- [Task requirements]: Print exactly what lies from the line with "Emit a LaTeX" down to the line with "(1911,917) -- cycle;", counting both of those lines, but not the pictures.

___ Data entries

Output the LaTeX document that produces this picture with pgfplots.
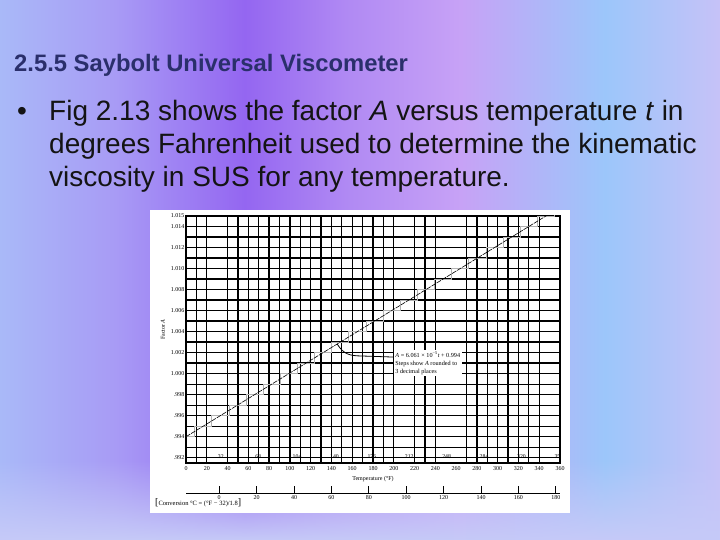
\documentclass[border=0pt]{standalone}
\usepackage{pgfplots}
\pgfplotsset{compat=1.18}
\usepackage{fontspec}
\setmainfont{Liberation Serif}
\newfontfamily\arial{Liberation Sans}
\usetikzlibrary{fadings}
\definecolor{bgA}{HTML}{A9B9F8}
\definecolor{bgB}{HTML}{A89BF5}
\definecolor{bgC}{HTML}{9466F1}
\definecolor{bgD}{HTML}{B089F3}
\definecolor{bgE}{HTML}{C7A2F6}
\definecolor{bgF}{HTML}{9CC6FA}
\definecolor{bgG}{HTML}{C6C2F8}
\definecolor{bgBot}{HTML}{C6CAF8}
\definecolor{titlecol}{HTML}{2A2F6B}
\definecolor{txtcol}{HTML}{141414}
\pgfdeclarehorizontalshading{slidebg}{100bp}{color(0bp)=(bgA); color(25bp)=(bgA); color(33bp)=(bgB); color(42bp)=(bgC); color(49bp)=(bgD); color(57bp)=(bgE); color(67bp)=(bgF); color(75bp)=(bgG); color(100bp)=(bgG)}
\begin{document}
\begin{tikzpicture}
\useasboundingbox (0,0) rectangle (720pt,540pt);
\shade[shading=slidebg] (0,0) rectangle (720pt,540pt);
\fill[bgBot, path fading=north] (0,0) rectangle (720pt,80pt);
\fill[white] (150pt,27pt) rectangle (570pt,330pt);
\node[anchor=base west, font=\arial\bfseries\fontsize{23.8}{26}\selectfont, text=titlecol, inner sep=0] at (14pt,468pt) {2.5.5 Saybolt Universal Viscometer};
\begin{scope}[every node/.style={anchor=base west, inner sep=0, text=txtcol, font=\arial\fontsize{28}{32}\selectfont}]
\node at (17pt,419pt) {•};
\node at (49pt,419pt) {Fig 2.13 shows the factor \textit{A} versus temperature \textit{t} in};
\node at (49pt,386pt) {degrees Fahrenheit used to determine the kinematic};
\node at (49pt,353pt) {viscosity in SUS for any temperature.};
\end{scope}
\node[anchor=west, inner sep=0, font=\fontsize{6.5}{7}\selectfont] at (155pt,37pt) {{\fontsize{10}{10}\selectfont[}Conversion °C = (°F − 32)/1.8{\fontsize{10}{10}\selectfont]}};

\begin{axis}[
  at={(186pt,77pt)}, anchor=south west,
  width=374pt, height=247pt, scale only axis,
  xmin=0, xmax=360, ymin=0.9915, ymax=1.015,
  xtick={0,20,40,60,80,100,120,140,160,180,200,220,240,260,280,300,320,340,360},
  xticklabels={0,20,40,60,80,100,120,140,160,180,200,220,240,260,280,300,320,340,360},
  ytick={0.992,0.994,0.996,0.998,1.000,1.002,1.004,1.006,1.008,1.010,1.012,1.014,1.015},
  yticklabels={.992,.994,.996,.998,1.000,1.002,1.004,1.006,1.008,1.010,1.012,1.014,1.015},
  minor xtick={0,10,20,40,50,60,70,80,90,100,110,120,130,140,150,160,170,180,190,200,220,230,240,270,280,290,300,310,320,330,340,360},
  minor ytick={0.992,0.993,0.994,0.995,0.996,0.997,0.998,0.999,1.000,1.001,1.002,1.003,1.004,1.005,1.006,1.007,1.008,1.009,1.010,1.011,1.012,1.013,1.014},
  grid=minor,
  minor grid style={black, line width=1.3pt},
  major tick length=0pt, minor tick length=0pt,
  axis line style={black, line width=1.3pt},
  tick label style={font=\fontsize{6}{6.5}\selectfont, inner sep=0.5pt},
  xticklabel style={yshift=-3pt},
  yticklabel style={xshift=-1pt},
  xlabel={Temperature (°F)},
  xlabel style={at={(axis description cs:0.5,-0.065)}, anchor=center, font=\fontsize{6}{6.5}\selectfont},
  ylabel={Factor \textit{A}},
  ylabel style={at={(axis description cs:-0.062,0.54)}, anchor=center, font=\fontsize{6}{6.5}\selectfont},
  clip=true,
]
\addplot[const plot, draw=black!30, line width=0.7pt] coordinates {
(0,0.994) (8.25,0.995) (24.75,0.996) (41.25,0.997) (57.75,0.998) (74.24,0.999)
(90.74,1.000) (107.24,1.001) (123.74,1.002) (140.24,1.003) (156.74,1.004)
(173.24,1.005) (189.74,1.006) (206.24,1.007) (222.74,1.008) (239.23,1.009)
(255.73,1.010) (272.23,1.011) (288.73,1.012) (305.23,1.013) (321.73,1.014)
(338.23,1.015) (354.73,1.016) (360,1.016)};
\addplot[black, line width=0.6pt, dash pattern=on 5pt off 1pt] coordinates {(0,0.994) (360,1.01582)};
\foreach \t/\l in {32/32,68/68,104/104,140/140,176/176,212/212,248/248,284/284,320/320,356/356}{
  \edef\temp{\noexpand\draw[black, line width=0.7pt] (axis cs:\t,0.9915) -- ++(0,5pt);
  \noexpand\node[anchor=south west, inner sep=0.5pt, font=\noexpand\fontsize{5.8}{6}\noexpand\selectfont] at (axis cs:\t,0.9915) [yshift=4pt,xshift=-2pt] {\l};}
  \temp
}
\draw[black, line width=0.8pt] (axis cs:145.5,1.00282) .. controls (axis cs:152,1.0018) and (axis cs:158,1.0017) .. (axis cs:169.4,1.00168) -- (axis cs:199.5,1.00158);
\node[fill=white, anchor=north west, inner sep=1.5pt, align=left, font=\fontsize{6.2}{8}\selectfont] at (axis cs:200,1.00225)
  {\textit{A} = 6.061 × 10\textsuperscript{−5}\textit{t} + 0.994\\Steps show \textit{A} rounded to\\3 decimal places};
\end{axis}

\begin{axis}[
  at={(186pt,47pt)}, anchor=south west,
  width=374pt, height=5pt, scale only axis,
  xmin=-17.778, xmax=182.222, ymin=0, ymax=1,
  hide y axis, axis x line*=bottom,
  xtick={0,20,40,60,80,100,120,140,160,180},
  xticklabels={0,20,40,60,80,100,120,140,160,180},
  tick align=inside, major tick length=7pt,
  every tick/.style={black, line width=0.8pt},
  axis line style={black, line width=0.9pt},
  tick label style={font=\fontsize{6}{6.5}\selectfont, inner sep=1pt},
  xticklabel style={yshift=-1pt},
]
\end{axis}
\end{tikzpicture}
\end{document}
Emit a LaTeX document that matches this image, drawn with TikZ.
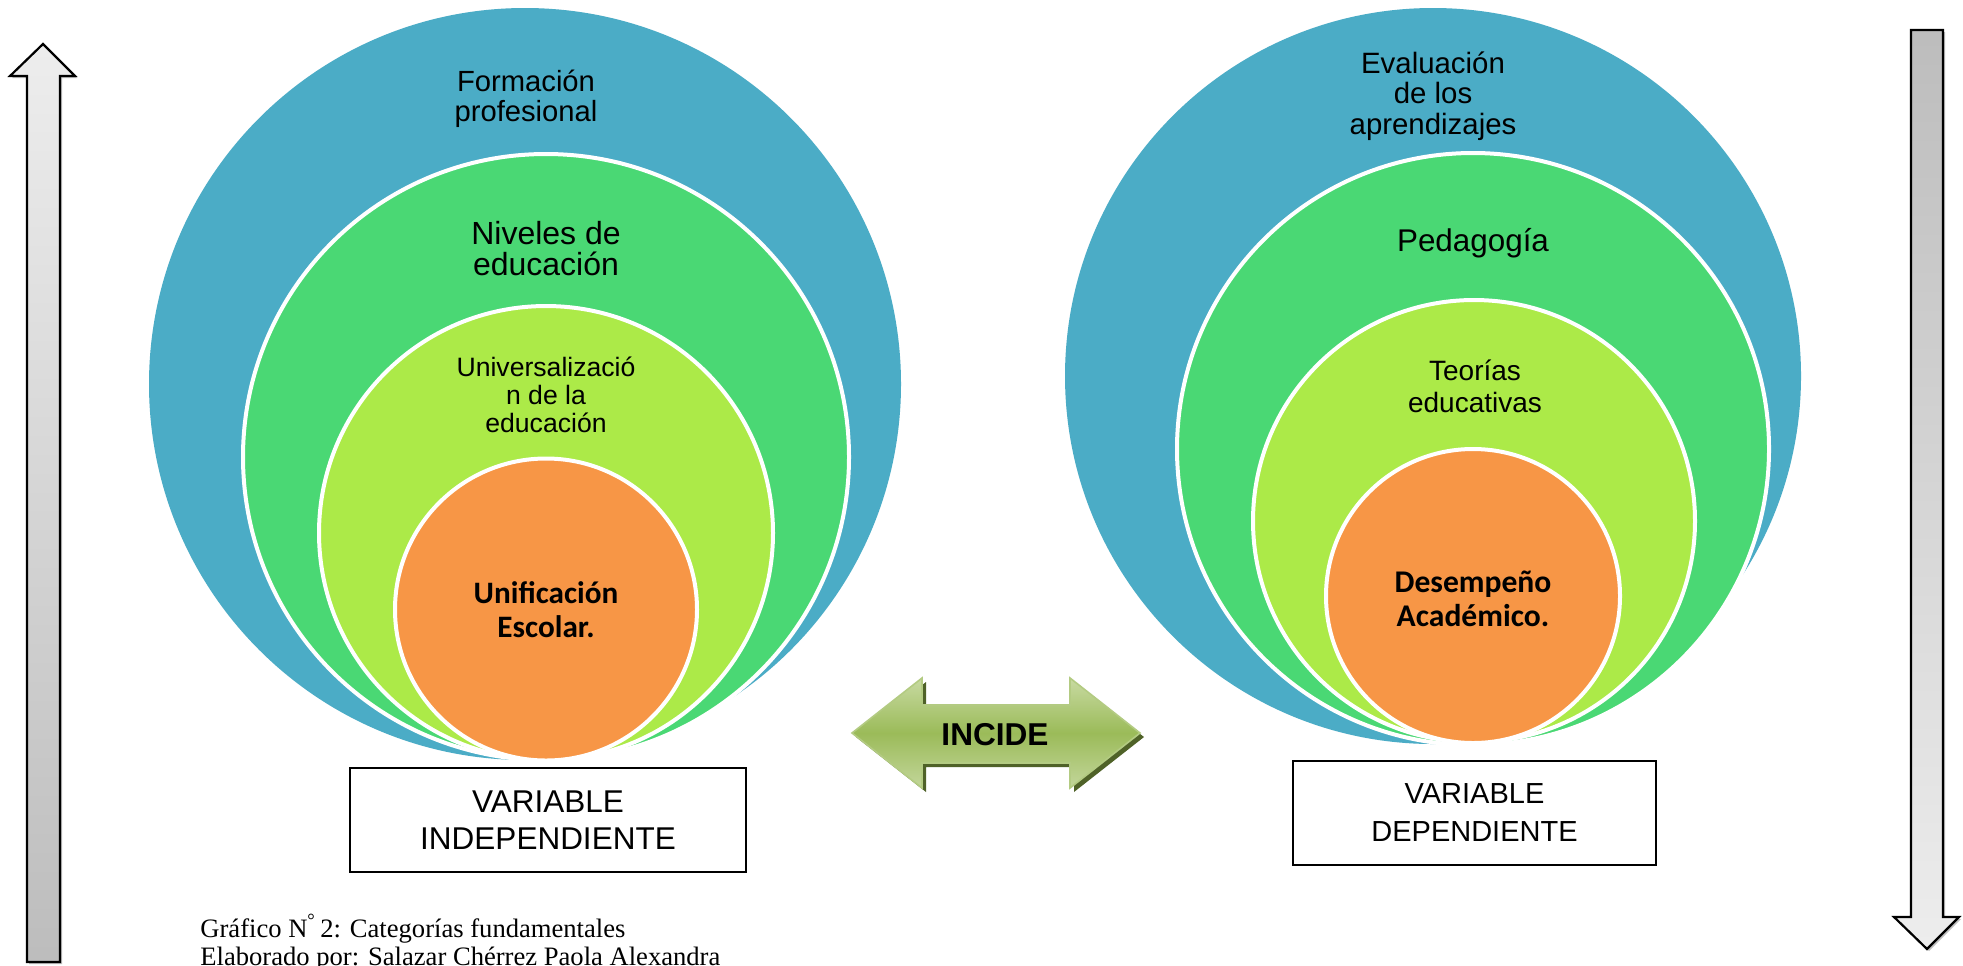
\documentclass[tikz,border=0pt]{standalone}
\usepackage{fontspec}
\setmainfont{Liberation Serif}
\newfontfamily\arial{Liberation Sans}
\newfontfamily\calib{Carlito}
\definecolor{cblue}{HTML}{4BACC6}
\definecolor{cgreen}{HTML}{4AD874}
\definecolor{clime}{HTML}{ACEA48}
\definecolor{corange}{HTML}{F79646}
\definecolor{incT}{HTML}{C8DAA2}
\definecolor{incM}{HTML}{9BBB59}
\definecolor{incB}{HTML}{C3D69B}
\definecolor{incS}{HTML}{4F6228}
\definecolor{incE}{HTML}{B3CB82}
\tikzset{
  ring/.style={draw=white, line width=2pt},
  lab/.style={align=center, inner sep=0pt, text=black},
  varbox/.style={draw=black, line width=1.2pt, fill=white, align=center, inner sep=0pt},
  vshaft/.style={draw=black, line width=1.1pt, line join=miter},
  captxt/.style={anchor=base west, inner sep=0pt, font=\fontsize{13.3}{15}\selectfont},
}
\begin{document}
\begin{tikzpicture}[x=0.5pt,y=-0.5pt]
\useasboundingbox (0,0) rectangle (1963,965);
\fill[white] (0,0) rectangle (1963,965);

% vertical arrows
\fill[black!25] (29,964) -- (29,78) -- (12,78) -- (45,46) -- (77,78) -- (62,78) -- (62,964) -- cycle;
\path[vshaft, top color=black!7, bottom color=black!26] (27,962) -- (27,76) -- (10,76) -- (43,44) -- (75,76) -- (60,76) -- (60,962) -- cycle;
\fill[black!25] (1913,32) -- (1945,32) -- (1945,919) -- (1961,919) -- (1929,951) -- (1896,919) -- (1913,919) -- cycle;
\path[vshaft, top color=black!26, bottom color=black!7] (1911,30) -- (1943,30) -- (1943,917) -- (1959,917) -- (1927,949) -- (1894,917) -- (1911,917) -- cycle;

% left nested circles
\fill[cblue] (525,384) circle[radius=188pt];
\path[ring, fill=cgreen] (546,457) circle[radius=151.5pt];
\path[ring, fill=clime] (546,533) circle[radius=113.5pt];
\path[ring, fill=corange] (546,609.5) circle[radius=75.5pt];

% right nested circles
\fill[cblue] (1433,376) circle[radius=184pt];
\path[ring, fill=cgreen] (1473,449) circle[radius=148pt];
\path[ring, fill=clime] (1474,521) circle[radius=110.5pt];
\path[ring, fill=corange] (1473,596) circle[radius=73.5pt];

% left labels
\node[lab, font=\arial\fontsize{14.6}{15}\selectfont] (formacion) at (526,99) {Formación\\profesional};
\node[lab, font=\arial\fontsize{16}{15.5}\selectfont] (niveles) at (546,249) {Niveles de\\educación};
\node[lab, font=\arial\fontsize{13.3}{14}\selectfont] (univ) at (546,395) {Universalizació\\n de la\\educación};
\node[lab, font=\calib\bfseries\fontsize{15.6}{17}\selectfont] (unif) at (546,610) {Unificación\\Escolar.};

% right labels
\node[lab, font=\arial\fontsize{14.7}{15.2}\selectfont] (evalua) at (1433,96) {Evaluación\\de los\\aprendizajes};
\node[lab, font=\arial\fontsize{15.7}{16}\selectfont] (pedag) at (1473,243) {Pedagogía};
\node[lab, font=\arial\fontsize{14}{16}\selectfont] (teorias) at (1475,386) {Teorías\\educativas};
\node[lab, font=\calib\bfseries\fontsize{15.8}{17}\selectfont] (desemp) at (1473,599) {Desempeño\\Académico.};

% variable boxes
\node[varbox, minimum width=198pt, minimum height=52pt, font=\arial\fontsize{15.75}{18.5}\selectfont] (vind) at (548,820) {VARIABLE\\INDEPENDIENTE};
\node[varbox, minimum width=181.5pt, minimum height=52pt, font=\arial\fontsize{14.5}{19}\selectfont] (vdep) at (1474.5,813) {VARIABLE\\DEPENDIENTE};

% INCIDE double arrow
\fill[incS] (856,737) -- (926,682) -- (926,709) -- (1074,709) -- (1074,682) -- (1144,737) -- (1074,792) -- (1074,767) -- (926,767) -- (926,792) -- cycle;
\path[draw=incE, line width=0.8pt, top color=incT, bottom color=incB, middle color=incM] (852,733) -- (922,678) -- (922,705) -- (1070,705) -- (1070,678) -- (1140,733) -- (1070,788) -- (1070,763) -- (922,763) -- (922,788) -- cycle;
\node[lab, font=\arial\bfseries\fontsize{15.8}{17}\selectfont] (incide) at (995,735) {INCIDE};

% caption
\node[captxt] (cap1) at (200,937) {Gráfico N\textsuperscript{°}\,2: Categorías fundamentales};
\node[captxt] (cap2) at (200,965) {Elaborado por: Salazar Chérrez Paola Alexandra};
\end{tikzpicture}
\end{document}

______

- [Exercise response]:
Emit a LaTeX document that matches this image, drawn with TikZ.
\documentclass[tikz,border=0pt]{standalone}
\usepackage{fontspec}
\setmainfont{Liberation Serif}
\newfontfamily\arial{Liberation Sans}
\newfontfamily\calib{Carlito}
\definecolor{cblue}{HTML}{4BACC6}
\definecolor{cgreen}{HTML}{4AD874}
\definecolor{clime}{HTML}{ACEA48}
\definecolor{corange}{HTML}{F79646}
\definecolor{incT}{HTML}{C8DAA2}
\definecolor{incM}{HTML}{9BBB59}
\definecolor{incB}{HTML}{C3D69B}
\definecolor{incS}{HTML}{4F6228}
\definecolor{incE}{HTML}{B3CB82}
\tikzset{
  ring/.style={draw=white, line width=2pt},
  lab/.style={align=center, inner sep=0pt, text=black},
  varbox/.style={draw=black, line width=1.2pt, fill=white, align=center, inner sep=0pt},
  vshaft/.style={draw=black, line width=1.1pt, line join=miter},
  captxt/.style={anchor=base west, inner sep=0pt, font=\fontsize{13.3}{15}\selectfont},
}
\begin{document}
\begin{tikzpicture}[x=0.5pt,y=-0.5pt]
\useasboundingbox (0,0) rectangle (1963,965);
\fill[white] (0,0) rectangle (1963,965);

% vertical arrows
\fill[black!25] (29,964) -- (29,78) -- (12,78) -- (45,46) -- (77,78) -- (62,78) -- (62,964) -- cycle;
\path[vshaft, top color=black!7, bottom color=black!26] (27,962) -- (27,76) -- (10,76) -- (43,44) -- (75,76) -- (60,76) -- (60,962) -- cycle;
\fill[black!25] (1913,32) -- (1945,32) -- (1945,919) -- (1961,919) -- (1929,951) -- (1896,919) -- (1913,919) -- cycle;
\path[vshaft, top color=black!26, bottom color=black!7] (1911,30) -- (1943,30) -- (1943,917) -- (1959,917) -- (1927,949) -- (1894,917) -- (1911,917) -- cycle;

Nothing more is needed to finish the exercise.